→ Aim:
Return the lines below exactly, from the first line to the line that contains "-0.022, -0.02, -0.02];". Leave out pictures.

- - - - -

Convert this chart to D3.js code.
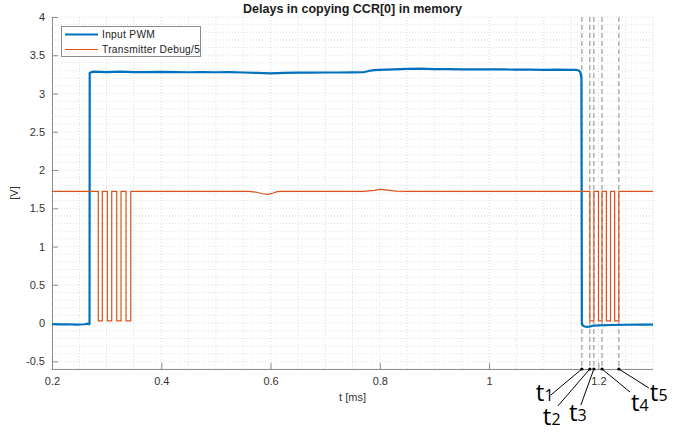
<!DOCTYPE html>
<html>
<head>
<meta charset="utf-8">
<script src="https://cdn.jsdelivr.net/npm/d3@7"></script>
<style>
  html, body { margin: 0; padding: 0; background: #fff; }
  svg { display: block; font-family: "Liberation Sans", Arial, Helvetica, sans-serif; }
</style>
</head>
<body>
<svg id="chart" width="694" height="432"></svg>
<script>
// ---------------- DATA ----------------
const title = "Delays in copying CCR[0] in memory";
const xLabel = "t [ms]";
const yLabel = "[V]";
const seriesNames = ["Input PWM", "Transmitter Debug/5"];
const seriesColors = ["#0072BD", "#D95319"];

const xTicks = [0.2, 0.4, 0.6, 0.8, 1.0, 1.2];
const yTicks = [-0.5, 0, 0.5, 1, 1.5, 2, 2.5, 3, 3.5, 4];

// Input PWM (time in ms, volts)
const pwmT = [0.2, 0.215, 0.23, 0.245, 0.26, 0.265, 0.268, 0.2687,
  0.269, 0.275, 0.30, 0.325, 0.35, 0.375, 0.40, 0.425, 0.45, 0.475, 0.50, 0.525, 0.55, 0.575,
  0.60, 0.625, 0.65, 0.675, 0.70, 0.725, 0.75, 0.77, 0.78, 0.79, 0.80, 0.825, 0.85, 0.875,
  0.90, 0.925, 0.95, 0.975, 1.0, 1.025, 1.05, 1.075, 1.10, 1.125, 1.15, 1.16, 1.164, 1.167,
  1.169, 1.1698, 1.171, 1.175, 1.18, 1.185, 1.19, 1.20, 1.225, 1.25, 1.275, 1.30];
const pwmV = [-0.015, -0.018, -0.015, -0.02, -0.015, -0.008, -0.015, -0.01,
  3.27, 3.285, 3.28, 3.285, 3.28, 3.28, 3.282, 3.28, 3.278, 3.28, 3.278, 3.28, 3.275, 3.27,
  3.262, 3.27, 3.272, 3.272, 3.275, 3.275, 3.276, 3.278, 3.295, 3.305, 3.308, 3.315, 3.322, 3.325,
  3.32, 3.318, 3.316, 3.315, 3.315, 3.315, 3.313, 3.312, 3.31, 3.312, 3.31, 3.308, 3.30, 3.28,
  3.2, 0.0, -0.03, -0.045, -0.05, -0.045, -0.035, -0.03, -0.025, -0.022, -0.02, -0.02];

// Transmitter Debug/5
const dbgT = [0.2, 0.2848, 0.2848, 0.2921, 0.2921, 0.3013, 0.3013, 0.3093, 0.3093,
  0.3185, 0.3185, 0.3264, 0.3264, 0.3355, 0.3355, 0.3441, 0.3441,
  0.56, 0.575, 0.585, 0.595, 0.605, 0.612, 0.62, 0.77, 0.79, 0.80, 0.81, 0.83, 0.85,
  1.1844, 1.1844, 1.1918, 1.1918, 1.2002, 1.2002, 1.2067, 1.2067,
  1.2147, 1.2147, 1.2223, 1.2223, 1.2298, 1.2298, 1.2375, 1.2375, 1.30];
const dbgV = [1.72, 1.72, 0.03, 0.03, 1.72, 1.72, 0.03, 0.03, 1.72,
  1.72, 0.03, 0.03, 1.72, 1.72, 0.03, 0.03, 1.72,
  1.72, 1.71, 1.69, 1.683, 1.70, 1.718, 1.72, 1.72, 1.735, 1.748, 1.74, 1.725, 1.72,
  1.72, 0.03, 0.03, 1.72, 1.72, 0.03, 0.03, 1.72,
  1.72, 0.03, 0.03, 1.72, 1.72, 0.03, 0.03, 1.72, 1.72];

// Event markers t1..t5 (ms)
const markerNames = ["1", "2", "3", "4", "5"];
const markerT = [1.1698, 1.1844, 1.1918, 1.2067, 1.2375];

// ---------------- LAYOUT ----------------
const svg = d3.select("#chart");
const L = 52, R = 653, T = 17, B = 369;
const x = d3.scaleLinear().domain([0.2, 1.3]).range([L, R]);
const y = d3.scaleLinear().domain([-0.6, 4]).range([B, T]);
const fmt = d => String(+(+d).toFixed(2));

// grid
const grid = svg.append("g");
const xMinor = d3.range(0, 23).map(i => +(0.2 + i * 0.05).toFixed(2));
const yMinor = d3.range(0, 47).map(i => +(-0.6 + i * 0.1).toFixed(2));
grid.selectAll("line.gx").data(xMinor).join("line")
  .attr("x1", d => x(d)).attr("x2", d => x(d)).attr("y1", T).attr("y2", B)
  .attr("stroke", "#dedede").attr("stroke-width", 1).attr("stroke-dasharray", "1,2");
grid.selectAll("line.gy").data(yMinor).join("line")
  .attr("y1", d => y(d)).attr("y2", d => y(d)).attr("x1", L).attr("x2", R)
  .attr("stroke", "#dedede").attr("stroke-width", 1).attr("stroke-dasharray", "1,2");

// axes
const xAxis = d3.axisBottom(x).tickValues(xTicks).tickFormat(fmt).tickSize(-6).tickPadding(8);
const yAxis = d3.axisLeft(y).tickValues(yTicks).tickFormat(fmt).tickSize(-6).tickPadding(7);
const gx = svg.append("g").attr("transform", `translate(0,${B})`).call(xAxis);
const gy = svg.append("g").attr("transform", `translate(${L},0)`).call(yAxis);
[gx, gy].forEach(g => {
  g.select(".domain").attr("stroke", "#8c8c8c");
  g.selectAll(".tick line").attr("stroke", "#8c8c8c");
  g.selectAll(".tick text").attr("fill", "#333").style("font-size", "11px")
    .style("font-family", "'Liberation Sans', Arial, sans-serif");
});
gx.select(".domain").attr("d", `M${L},0.5H${R}`);
gy.select(".domain").attr("d", `M0.5,${B}V${T}`);

// dashed marker lines
svg.append("g").selectAll("line").data(markerT).join("line")
  .attr("x1", d => x(d)).attr("x2", d => x(d)).attr("y1", T).attr("y2", B)
  .attr("stroke", "#8a8a8a").attr("stroke-width", 1).attr("stroke-dasharray", "5,3");

// series
const line = d3.line().x(d => x(d[0])).y(d => y(d[1]));
svg.append("path").datum(pwmT.map((t, i) => [t, pwmV[i]]))
  .attr("d", line).attr("fill", "none").attr("stroke", seriesColors[0])
  .attr("stroke-width", 2.2).attr("stroke-linejoin", "round");
svg.append("path").datum(dbgT.map((t, i) => [t, dbgV[i]]))
  .attr("d", line).attr("fill", "none").attr("stroke", seriesColors[1])
  .attr("stroke-width", 1.2);

// title and labels
svg.append("text").attr("x", (L + R) / 2).attr("y", 13).attr("text-anchor", "middle")
  .attr("font-weight", "bold").attr("font-size", "12.5px").attr("fill", "#1a1a1a").text(title);
svg.append("text").attr("x", (L + R) / 2).attr("y", 401).attr("text-anchor", "middle")
  .attr("font-size", "11px").attr("fill", "#333").text(xLabel);
svg.append("text").attr("transform", `translate(18,${(T + B) / 2}) rotate(-90)`)
  .attr("text-anchor", "middle").attr("font-size", "11px").attr("fill", "#333").text(yLabel);

// legend
const lg = svg.append("g");
lg.append("rect").attr("x", 61.5).attr("y", 26.5).attr("width", 139).attr("height", 30)
  .attr("fill", "#fff").attr("stroke", "#8c8c8c").attr("stroke-width", 1);
seriesNames.forEach((n, i) => {
  const yy = 34.5 + i * 15;
  lg.append("line").attr("x1", 65).attr("x2", 98).attr("y1", yy).attr("y2", yy)
    .attr("stroke", seriesColors[i]).attr("stroke-width", i === 0 ? 2.2 : 1.2);
  lg.append("text").attr("x", 102).attr("y", yy + 3.5).attr("font-size", "10.2px")
    .attr("letter-spacing", "0.3px").attr("fill", "#222").text(n);
});

// t-annotations (label offsets relative to marker foot, in px)
const labOff = [[-31, 26], [-32, 37], [-13, 36], [28, 23], [30, 19]];
const txtOff = [[-46, 32], [-47, 56], [-25, 52], [29, 42], [31, 32]];
const ann = svg.append("g");
markerT.forEach((t, i) => {
  const x0 = x(t), y0 = B;
  ann.append("line").attr("x1", x0).attr("y1", y0)
    .attr("x2", x0 + labOff[i][0]).attr("y2", y0 + labOff[i][1])
    .attr("stroke", "#000").attr("stroke-width", 1);
  ann.append("circle").attr("cx", x0).attr("cy", y0).attr("r", 1.6).attr("fill", "#000");
  const tx = ann.append("text").attr("x", x0 + txtOff[i][0]).attr("y", y0 + txtOff[i][1])
    .style("font-family", "'Open Sans', sans-serif").attr("fill", "#000");
  tx.append("tspan").attr("font-size", "24px").text("t");
  tx.append("tspan").attr("font-size", "16px").attr("dy", 0).text(markerNames[i]);
});
</script>
</body>
</html>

- - - - -

→ Written answer:
Convert this chart to D3.js code.
<!DOCTYPE html>
<html>
<head>
<meta charset="utf-8">
<script src="https://cdn.jsdelivr.net/npm/d3@7"></script>
<style>
  html, body { margin: 0; padding: 0; background: #fff; }
  svg { display: block; font-family: "Liberation Sans", Arial, Helvetica, sans-serif; }
</style>
</head>
<body>
<svg id="chart" width="694" height="432"></svg>
<script>
// ---------------- DATA ----------------
const title = "Delays in copying CCR[0] in memory";
const xLabel = "t [ms]";
const yLabel = "[V]";
const seriesNames = ["Input PWM", "Transmitter Debug/5"];
const seriesColors = ["#0072BD", "#D95319"];

const xTicks = [0.2, 0.4, 0.6, 0.8, 1.0, 1.2];
const yTicks = [-0.5, 0, 0.5, 1, 1.5, 2, 2.5, 3, 3.5, 4];

// Input PWM (time in ms, volts)
const pwmT = [0.2, 0.215, 0.23, 0.245, 0.26, 0.265, 0.268, 0.2687,
  0.269, 0.275, 0.30, 0.325, 0.35, 0.375, 0.40, 0.425, 0.45, 0.475, 0.50, 0.525, 0.55, 0.575,
  0.60, 0.625, 0.65, 0.675, 0.70, 0.725, 0.75, 0.77, 0.78, 0.79, 0.80, 0.825, 0.85, 0.875,
  0.90, 0.925, 0.95, 0.975, 1.0, 1.025, 1.05, 1.075, 1.10, 1.125, 1.15, 1.16, 1.164, 1.167,
  1.169, 1.1698, 1.171, 1.175, 1.18, 1.185, 1.19, 1.20, 1.225, 1.25, 1.275, 1.30];
const pwmV = [-0.015, -0.018, -0.015, -0.02, -0.015, -0.008, -0.015, -0.01,
  3.27, 3.285, 3.28, 3.285, 3.28, 3.28, 3.282, 3.28, 3.278, 3.28, 3.278, 3.28, 3.275, 3.27,
  3.262, 3.27, 3.272, 3.272, 3.275, 3.275, 3.276, 3.278, 3.295, 3.305, 3.308, 3.315, 3.322, 3.325,
  3.32, 3.318, 3.316, 3.315, 3.315, 3.315, 3.313, 3.312, 3.31, 3.312, 3.31, 3.308, 3.30, 3.28,
  3.2, 0.0, -0.03, -0.045, -0.05, -0.045, -0.035, -0.03, -0.025, -0.022, -0.02, -0.02];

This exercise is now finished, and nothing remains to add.